Derived values follow the parsing logic in custom_components/djtpms/ble.py and constants in custom_components/djtpms/const.py:

  • Battery voltage (V) = VV / 10.0
  • Temperature (°C) = signed int8 conversion of TT (0…255 → -128…127)
  • Absolute pressure (kPa) = (PH << 8) | PL (big-endian uint16)
  • Gauge pressure (kPa) = max(absolute_pressure - 101, 0)

CRC8 is computed over [CID0, CID1, VV, TT, PH, PL] and compared to CC.

Support

If you have discovered a problem or want to request a feature, please open an issue.
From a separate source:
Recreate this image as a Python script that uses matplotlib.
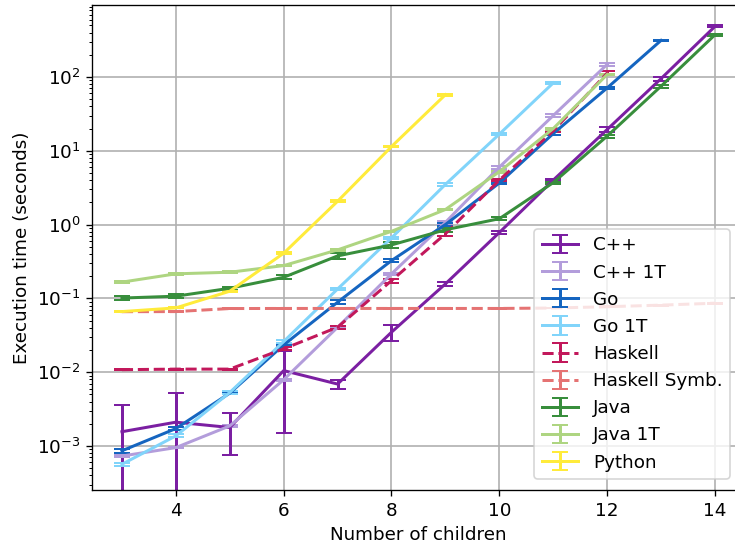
import matplotlib
matplotlib.use("Agg")
import matplotlib.pyplot as plt

plt.rcParams["font.size"] = 11

# Number of children on the x axis
x = [3, 4, 5, 6, 7, 8, 9, 10, 11, 12, 13, 14]

# Execution times (seconds)
cpp = [1.56e-3, 2.1e-3, 1.78e-3, 0.0105, 6.9e-3, 0.0348, 0.157, 0.78, 4.0, 19.4, 95, 484]
cpp_err = [2.05e-3, 3.2e-3, 1.03e-3, 0.009, 1.0e-3, 0.0085, 0.008, 0.03, 0.15, 1.5, 6, 15]

cpp1t = [7.3e-4, 9.5e-4, 1.87e-3, 7.9e-3, 0.0406, 0.215, 1.07, 6.0, 30, 148]
cpp1t_err = [2e-5, 2e-5, 5e-5, 3e-4, 1.5e-3, 0.008, 0.04, 0.25, 1.2, 8]

go = [8.6e-4, 1.72e-3, 5.2e-3, 0.0234, 0.0887, 0.325, 1.0, 3.66, 17.1, 71, 313]
go_err = [5e-5, 1e-4, 2e-4, 1e-3, 0.005, 0.015, 0.04, 0.15, 0.6, 3, 8]

go1t = [5.65e-4, 1.37e-3, 5.3e-3, 0.026, 0.134, 0.66, 3.5, 16.8, 83]
go1t_err = [3e-5, 6e-5, 2e-4, 1e-3, 0.006, 0.025, 0.12, 0.5, 2]

haskell = [0.0108, 0.011, 0.011, 0.0207, 0.0406, 0.174, 0.75, 4.0, 18.6, 113]
haskell_err = [2e-4, 2e-4, 2e-4, 1e-3, 2e-3, 0.01, 0.04, 0.15, 0.8, 6]

haskell_symb = [0.0660, 0.0662, 0.0728, 0.073, 0.073, 0.073, 0.073, 0.073, 0.074, 0.077, 0.081, 0.086]
haskell_symb_err = [1e-3] * 12

java = [0.101, 0.107, 0.137, 0.193, 0.376, 0.53, 0.85, 1.2, 3.7, 15.8, 75, 373]
java_err = [0.006, 0.007, 0.006, 0.012, 0.03, 0.05, 0.06, 0.05, 0.12, 0.8, 4, 10]

java1t = [0.166, 0.215, 0.226, 0.278, 0.454, 0.81, 1.6, 5.2, 20, 108]
java1t_err = [0.004, 0.005, 0.006, 0.006, 0.01, 0.02, 0.04, 0.15, 0.6, 3]

python = [0.0662, 0.0743, 0.125, 0.409, 2.07, 11.4, 57.5]
python_err = [1e-3, 1e-3, 2e-3, 0.01, 0.05, 0.3, 1.5]

series = [
    ("C++", cpp, cpp_err, "#7b1fa2", "-"),
    ("C++ 1T", cpp1t, cpp1t_err, "#b39ddb", "-"),
    ("Go", go, go_err, "#1565c0", "-"),
    ("Go 1T", go1t, go1t_err, "#81d4fa", "-"),
    ("Haskell", haskell, haskell_err, "#c2185b", "--"),
    ("Haskell Symb.", haskell_symb, haskell_symb_err, "#e57373", "--"),
    ("Java", java, java_err, "#388e3c", "-"),
    ("Java 1T", java1t, java1t_err, "#aed581", "-"),
    ("Python", python, python_err, "#ffeb3b", "-"),
]

fig = plt.figure(figsize=(735 / 120, 547 / 120), dpi=120)
ax = fig.add_axes([92.3 / 735, 1 - 490 / 547, (744.6 - 92.3) / 735, (490 - 4.5) / 547])
ax.set_yscale("log")

for name, vals, errs, color, ls in series:
    n = len(vals)
    ax.errorbar(x[:n], vals, yerr=errs, label=name, color=color, linestyle=ls,
                linewidth=1.8, elinewidth=1.8, capsize=5, capthick=1.2)

ax.set_xlim(2.45, 14.55)
ax.set_ylim(2.53e-4, 960)
ax.set_xticks([4, 6, 8, 10, 12, 14])
ax.grid(True, color="#b0b0b0", linewidth=1.0)
ax.set_axisbelow(True)

ax.set_xlabel("Number of children")
ax.set_ylabel("Execution time (seconds)")

ax.legend(loc="lower right", bbox_to_anchor=(730 / 735, 1 - 479 / 547),
          bbox_transform=fig.transFigure, borderaxespad=0)

fig.savefig("out.png", dpi=120)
Pull requests are welcome.

2 Likes

Thanks mate for the good job; that’s exactly what I was looking for!
Do you also happen to have any BLE sensors to recommend?
I’m struggling to find one that I can use safely and reliably to read data from it.

Personally, I have only ever use this one, as newer car has this kind of thing built-in. So I couldn’t really recommend something else.

If you ask me if this thing work? Yes, absolutely. Pressure is very sensitive with high precision. The rest, not so much, they do provide tire temperature and also the battery voltage, but it’s very low resolution, can be useful for making trend like temperature rising.
The update frequency seems to be higher while riding. Since Bluetooth proxy is at my home. When I get back, sometimes it takes a few seconds for the data to shows up, sometime it takes 3 minutes.